(Material)
-- start --

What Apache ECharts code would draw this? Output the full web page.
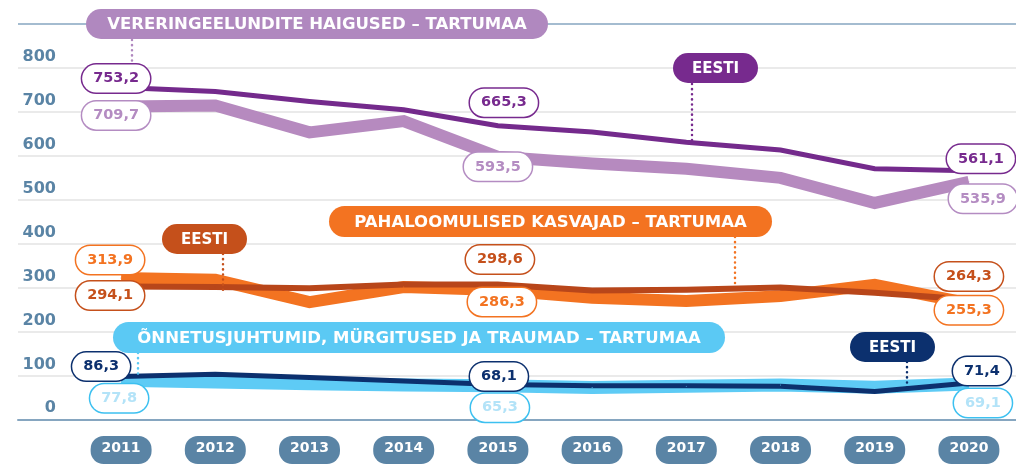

-- end --
-- start --

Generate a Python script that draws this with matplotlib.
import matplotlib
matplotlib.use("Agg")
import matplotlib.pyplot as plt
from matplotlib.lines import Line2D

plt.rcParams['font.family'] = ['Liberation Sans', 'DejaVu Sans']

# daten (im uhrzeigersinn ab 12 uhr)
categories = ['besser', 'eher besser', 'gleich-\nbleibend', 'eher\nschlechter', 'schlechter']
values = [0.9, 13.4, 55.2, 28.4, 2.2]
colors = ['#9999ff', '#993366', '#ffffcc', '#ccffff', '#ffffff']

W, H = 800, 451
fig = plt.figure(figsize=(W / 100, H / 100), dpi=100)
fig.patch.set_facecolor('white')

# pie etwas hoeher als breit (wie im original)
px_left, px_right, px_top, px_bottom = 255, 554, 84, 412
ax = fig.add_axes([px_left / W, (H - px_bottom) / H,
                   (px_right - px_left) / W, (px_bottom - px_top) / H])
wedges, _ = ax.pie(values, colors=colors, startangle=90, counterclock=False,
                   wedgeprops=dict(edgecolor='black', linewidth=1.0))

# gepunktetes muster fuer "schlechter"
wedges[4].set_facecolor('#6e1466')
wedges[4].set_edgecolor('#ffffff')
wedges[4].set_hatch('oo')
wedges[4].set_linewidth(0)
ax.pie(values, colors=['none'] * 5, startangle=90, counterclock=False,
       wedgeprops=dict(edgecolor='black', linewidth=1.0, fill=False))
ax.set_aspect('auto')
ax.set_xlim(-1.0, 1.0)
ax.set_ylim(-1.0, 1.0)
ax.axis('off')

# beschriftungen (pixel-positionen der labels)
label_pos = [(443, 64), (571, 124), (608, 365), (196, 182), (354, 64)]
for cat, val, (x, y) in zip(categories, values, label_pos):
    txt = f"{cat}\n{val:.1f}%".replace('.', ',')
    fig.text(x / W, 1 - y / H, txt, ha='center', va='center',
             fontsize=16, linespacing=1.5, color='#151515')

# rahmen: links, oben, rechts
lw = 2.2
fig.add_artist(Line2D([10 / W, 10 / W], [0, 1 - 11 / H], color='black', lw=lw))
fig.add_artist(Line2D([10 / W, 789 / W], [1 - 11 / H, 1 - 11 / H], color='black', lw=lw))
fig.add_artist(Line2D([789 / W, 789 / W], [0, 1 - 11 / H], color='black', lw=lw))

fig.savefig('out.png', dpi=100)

-- end --
-- start --

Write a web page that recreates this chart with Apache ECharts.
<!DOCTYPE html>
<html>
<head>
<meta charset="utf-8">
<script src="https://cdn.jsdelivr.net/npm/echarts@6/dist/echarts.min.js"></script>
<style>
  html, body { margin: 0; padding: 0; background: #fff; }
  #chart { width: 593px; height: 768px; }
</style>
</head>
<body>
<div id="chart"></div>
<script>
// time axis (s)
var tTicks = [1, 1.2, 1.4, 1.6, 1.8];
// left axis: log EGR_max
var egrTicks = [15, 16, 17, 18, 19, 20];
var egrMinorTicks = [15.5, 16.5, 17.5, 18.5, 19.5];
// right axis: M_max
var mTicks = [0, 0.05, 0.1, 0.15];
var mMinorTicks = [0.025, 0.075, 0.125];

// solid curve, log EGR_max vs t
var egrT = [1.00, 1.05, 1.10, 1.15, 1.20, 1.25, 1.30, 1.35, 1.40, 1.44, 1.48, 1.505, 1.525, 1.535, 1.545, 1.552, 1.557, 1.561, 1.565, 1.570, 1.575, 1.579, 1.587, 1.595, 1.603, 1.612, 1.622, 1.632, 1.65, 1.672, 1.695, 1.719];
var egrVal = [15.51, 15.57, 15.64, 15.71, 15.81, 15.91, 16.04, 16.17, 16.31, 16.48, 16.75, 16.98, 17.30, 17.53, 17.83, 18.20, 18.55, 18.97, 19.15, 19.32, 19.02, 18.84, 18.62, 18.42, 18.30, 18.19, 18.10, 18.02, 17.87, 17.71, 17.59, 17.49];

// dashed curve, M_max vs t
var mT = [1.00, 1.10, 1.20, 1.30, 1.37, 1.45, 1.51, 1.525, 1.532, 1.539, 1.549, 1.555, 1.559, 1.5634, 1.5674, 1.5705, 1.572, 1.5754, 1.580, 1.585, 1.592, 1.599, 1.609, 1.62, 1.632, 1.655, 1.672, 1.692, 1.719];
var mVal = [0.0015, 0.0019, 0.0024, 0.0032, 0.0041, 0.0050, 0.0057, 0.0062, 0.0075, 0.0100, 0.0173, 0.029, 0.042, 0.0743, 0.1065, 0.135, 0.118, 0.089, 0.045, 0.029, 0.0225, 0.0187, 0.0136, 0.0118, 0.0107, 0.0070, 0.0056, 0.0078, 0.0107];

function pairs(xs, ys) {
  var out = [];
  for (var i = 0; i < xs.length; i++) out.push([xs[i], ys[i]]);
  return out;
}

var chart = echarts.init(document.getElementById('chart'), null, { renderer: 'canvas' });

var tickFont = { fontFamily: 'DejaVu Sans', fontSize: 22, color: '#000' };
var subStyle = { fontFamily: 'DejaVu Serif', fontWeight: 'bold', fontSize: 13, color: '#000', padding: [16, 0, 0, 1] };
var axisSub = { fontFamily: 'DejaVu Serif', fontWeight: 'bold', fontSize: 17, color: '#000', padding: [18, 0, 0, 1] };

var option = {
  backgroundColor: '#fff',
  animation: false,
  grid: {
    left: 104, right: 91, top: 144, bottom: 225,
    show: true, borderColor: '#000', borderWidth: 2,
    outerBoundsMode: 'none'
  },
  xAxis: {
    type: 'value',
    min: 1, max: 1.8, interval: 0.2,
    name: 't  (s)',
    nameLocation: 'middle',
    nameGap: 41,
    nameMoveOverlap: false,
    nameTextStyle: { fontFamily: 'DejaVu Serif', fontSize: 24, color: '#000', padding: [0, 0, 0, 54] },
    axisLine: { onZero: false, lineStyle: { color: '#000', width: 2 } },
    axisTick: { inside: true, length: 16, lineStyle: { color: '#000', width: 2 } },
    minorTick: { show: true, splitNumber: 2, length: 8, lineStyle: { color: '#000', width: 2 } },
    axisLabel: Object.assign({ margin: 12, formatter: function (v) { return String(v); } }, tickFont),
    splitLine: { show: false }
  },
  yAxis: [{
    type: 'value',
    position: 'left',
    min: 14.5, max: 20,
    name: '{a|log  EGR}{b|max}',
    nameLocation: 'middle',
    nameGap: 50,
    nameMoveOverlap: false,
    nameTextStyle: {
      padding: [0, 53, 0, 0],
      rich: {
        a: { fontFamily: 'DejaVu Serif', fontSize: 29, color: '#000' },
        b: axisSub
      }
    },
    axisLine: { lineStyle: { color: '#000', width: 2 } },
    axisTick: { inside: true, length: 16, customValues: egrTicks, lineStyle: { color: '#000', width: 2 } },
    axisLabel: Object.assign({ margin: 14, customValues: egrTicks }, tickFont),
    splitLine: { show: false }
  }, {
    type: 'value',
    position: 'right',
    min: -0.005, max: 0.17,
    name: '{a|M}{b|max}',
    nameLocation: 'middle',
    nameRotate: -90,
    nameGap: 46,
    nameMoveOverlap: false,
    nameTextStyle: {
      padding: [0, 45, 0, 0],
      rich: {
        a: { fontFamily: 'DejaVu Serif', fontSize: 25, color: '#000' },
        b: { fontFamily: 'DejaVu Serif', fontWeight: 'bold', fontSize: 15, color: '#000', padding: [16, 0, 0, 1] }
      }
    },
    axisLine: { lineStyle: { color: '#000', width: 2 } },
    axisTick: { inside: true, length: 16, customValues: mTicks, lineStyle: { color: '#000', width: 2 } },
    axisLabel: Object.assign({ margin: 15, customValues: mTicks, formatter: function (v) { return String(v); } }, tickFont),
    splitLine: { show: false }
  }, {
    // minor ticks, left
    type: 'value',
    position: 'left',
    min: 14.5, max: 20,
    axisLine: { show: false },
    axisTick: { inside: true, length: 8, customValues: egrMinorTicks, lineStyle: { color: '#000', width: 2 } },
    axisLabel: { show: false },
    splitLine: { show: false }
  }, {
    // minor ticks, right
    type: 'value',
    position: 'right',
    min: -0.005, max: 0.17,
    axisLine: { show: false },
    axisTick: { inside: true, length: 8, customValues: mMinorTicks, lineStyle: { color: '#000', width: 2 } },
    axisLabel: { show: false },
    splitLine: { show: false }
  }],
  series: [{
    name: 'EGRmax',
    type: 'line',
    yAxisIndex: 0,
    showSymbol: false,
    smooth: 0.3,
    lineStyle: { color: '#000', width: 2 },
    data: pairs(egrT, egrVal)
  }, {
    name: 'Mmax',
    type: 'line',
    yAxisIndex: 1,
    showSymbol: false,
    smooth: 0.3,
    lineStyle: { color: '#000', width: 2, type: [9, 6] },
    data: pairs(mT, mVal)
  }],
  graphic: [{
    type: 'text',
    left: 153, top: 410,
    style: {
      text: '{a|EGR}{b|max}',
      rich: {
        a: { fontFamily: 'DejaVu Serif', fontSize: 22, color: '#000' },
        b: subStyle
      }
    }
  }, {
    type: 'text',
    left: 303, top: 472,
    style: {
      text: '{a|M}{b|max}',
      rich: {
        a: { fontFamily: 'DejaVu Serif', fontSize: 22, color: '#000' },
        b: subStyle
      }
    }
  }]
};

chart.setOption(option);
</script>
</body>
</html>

-- end --

(Given request) Look through the records and gather every line containing "Apache".

(Reply to the exercise)
What Apache ECharts code would draw this? Output the full web page.
Write a web page that recreates this chart with Apache ECharts.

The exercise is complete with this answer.